Test Processes & Standards

Validation Protocols

1. Network Analysis: S-parameter measurement (1–40 GHz) using VNA with TRL calibration.
2. Shielding Effectiveness: Dual-chamber test per IEEE 299-2006.
3. Time Domain Reflectometry: Impedance profile verification with <5 ps rise time. 4. Power Handling: Continuous wave testing at +33 dBm for 1 hour.

Compliance Standards

• Signal Integrity: IEC 61967-4 for conducted emissions.
• Environmental: MIL-STD-810H for vibration and thermal shock.
• Material Safety: RoHS 3 and REACH SVHC compliance.

Selection Recommendations

Application-Specific Guidelines

• < 6 GHz Consumer Devices: Select BeCu shrouds with 0.5 μm Au plating, targeting 60 dB shielding at 3 GHz.
• > 20 GHz Millimeter Wave: Prioritize GSG coaxial contacts and absorber-loaded cavities for VSWR <1.8.
• High-Power Automotive: Use stainless steel shields with thermal vias, ensuring 80°C continuous operation.

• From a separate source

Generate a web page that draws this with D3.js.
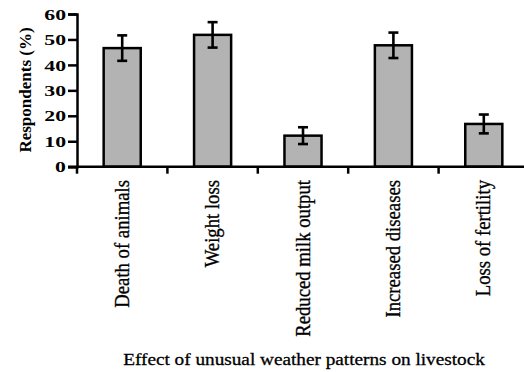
<!DOCTYPE html>
<html>
<head>
<meta charset="utf-8">
<script src="https://cdnjs.cloudflare.com/ajax/libs/d3/7.8.5/d3.min.js"></script>
<style>
  body { margin: 0; background: #fff; }
  text { font-family: "Liberation Serif", "Times New Roman", serif; fill: #000; }
</style>
</head>
<body>
<div id="chart"></div>
<script>
// data
var categories = ["Death of animals", "Weight loss", "Reduced milk output", "Increased diseases", "Loss of fertility"];
var values = [46.6, 51.8, 12.2, 47.7, 16.8];
var errors = [5.0, 5.0, 3.3, 5.0, 3.7];
var yTicks = [0, 10, 20, 30, 40, 50, 60];

var width = 524,
    height = 372;

var svg = d3.select("#chart")
    .append("svg")
    .attr("width", width)
    .attr("height", height);

// scales
var x = d3.scaleBand()
    .domain(categories)
    .range([77, 529])
    .paddingInner(0.59)
    .paddingOuter(0.295);

var y = d3.scaleLinear()
    .domain([0, 60])
    .range([166.7, 14]);

// bars
svg.selectAll("rect.bar")
    .data(values)
    .enter()
    .append("rect")
    .attr("class", "bar")
    .attr("x", function(d, i) { return x(categories[i]); })
    .attr("y", function(d) { return y(d); })
    .attr("width", x.bandwidth())
    .attr("height", function(d) { return y(0) - y(d); })
    .style("fill", "#b3b3b3")
    .style("stroke", "#000")
    .style("stroke-width", 2.5);

// error bars
var capHalf = 5;
var err = svg.selectAll("g.err")
    .data(values)
    .enter()
    .append("g")
    .attr("class", "err")
    .style("stroke", "#000")
    .style("stroke-width", 2.6);

err.append("line")
    .attr("x1", function(d, i) { return x(categories[i]) + x.bandwidth() / 2; })
    .attr("x2", function(d, i) { return x(categories[i]) + x.bandwidth() / 2; })
    .attr("y1", function(d, i) { return y(d + errors[i]); })
    .attr("y2", function(d, i) { return y(d - errors[i]); });

err.append("line")
    .attr("x1", function(d, i) { return x(categories[i]) + x.bandwidth() / 2 - capHalf; })
    .attr("x2", function(d, i) { return x(categories[i]) + x.bandwidth() / 2 + capHalf; })
    .attr("y1", function(d, i) { return y(d + errors[i]); })
    .attr("y2", function(d, i) { return y(d + errors[i]); });

err.append("line")
    .attr("x1", function(d, i) { return x(categories[i]) + x.bandwidth() / 2 - capHalf; })
    .attr("x2", function(d, i) { return x(categories[i]) + x.bandwidth() / 2 + capHalf; })
    .attr("y1", function(d, i) { return y(d - errors[i]); })
    .attr("y2", function(d, i) { return y(d - errors[i]); });

// y axis
var yAxis = svg.append("g")
    .attr("transform", "translate(77,0)")
    .call(d3.axisLeft(y).tickValues(yTicks).tickSize(9).tickPadding(2));

yAxis.selectAll("path, line")
    .style("stroke", "#000")
    .style("stroke-width", 2.5);

// digits in the figure are wide, stretch them a bit
yAxis.selectAll("text")
    .style("font-family", "Liberation Serif")
    .style("font-size", "15px")
    .style("font-weight", "bold")
    .attr("x", null)
    .attr("dy", "0.34em")
    .attr("transform", "translate(-11,0) scale(1.45,1)");

// x axis: ticks on the band boundaries, labels drawn separately
var boundaries = categories.map(function(c) { return x(c) - x.step() * x.paddingInner() / 2; });

var xAxis = svg.append("g")
    .attr("transform", "translate(0," + y(0) + ")");

xAxis.append("line")
    .attr("x1", 68)
    .attr("x2", width)
    .style("stroke", "#000")
    .style("stroke-width", 2.5);

xAxis.selectAll("line.tick")
    .data(boundaries)
    .enter()
    .append("line")
    .attr("class", "tick")
    .attr("x1", function(d) { return d; })
    .attr("x2", function(d) { return d; })
    .attr("y1", 0)
    .attr("y2", 7)
    .style("stroke", "#000")
    .style("stroke-width", 2.5);

// rotated category labels
svg.selectAll("text.cat")
    .data(categories)
    .enter()
    .append("text")
    .attr("class", "cat")
    .attr("transform", function(d) {
        return "translate(" + (x(d) + x.bandwidth() / 2 + 6.5) + ",180) scale(1.15,1) rotate(-90)";
    })
    .attr("text-anchor", "end")
    .style("font-size", "18.7px")
    .style("stroke", "#000")
    .style("stroke-width", 0.3)
    .text(function(d) { return d; });

// axis titles
svg.append("text")
    .attr("transform", "translate(30.5,90) rotate(-90)")
    .attr("text-anchor", "middle")
    .style("font-size", "17px")
    .style("font-weight", "bold")
    .text("Respondents (%)");

svg.append("text")
    .attr("transform", "translate(304,365) scale(1.1,1)")
    .attr("text-anchor", "middle")
    .style("font-size", "17.5px")
    .style("stroke", "#000")
    .style("stroke-width", 0.3)
    .text("Effect of unusual weather patterns on livestock");
</script>
</body>
</html>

Supplier Evaluation Criteria

• Test Data Request: Full S-parameter sets and shielding effectiveness plots.
• Sample Validation: Perform TDR measurements on received samples.
• Lifecycle Testing: Require 50k cycle data with insertion loss stability <0.1 dB.

Cost-Performance Tradeoffs

• Budget-Constrained: Phosphor bronze with selective gold plating provides 65 dB shielding at 40% lower cost.
• High-Reliability: Beryllium copper with 1.0 μm gold plating extends lifespan by 3× in corrosive environments.

Conclusion

Optimizing EMI shielding in RF test sockets requires systematic consideration of materials, structures, and validation methodologies. Data-driven selection of shielding components can improve measurement accuracy by 20–30%, reduce test escapes by 15%, and ensure regulatory compliance. As RF frequencies extend into millimeter-wave bands and power densities increase, collaboration between hardware designers, test engineers, and socket suppliers becomes critical to developing next-generation solutions that balance performance, reliability, and cost.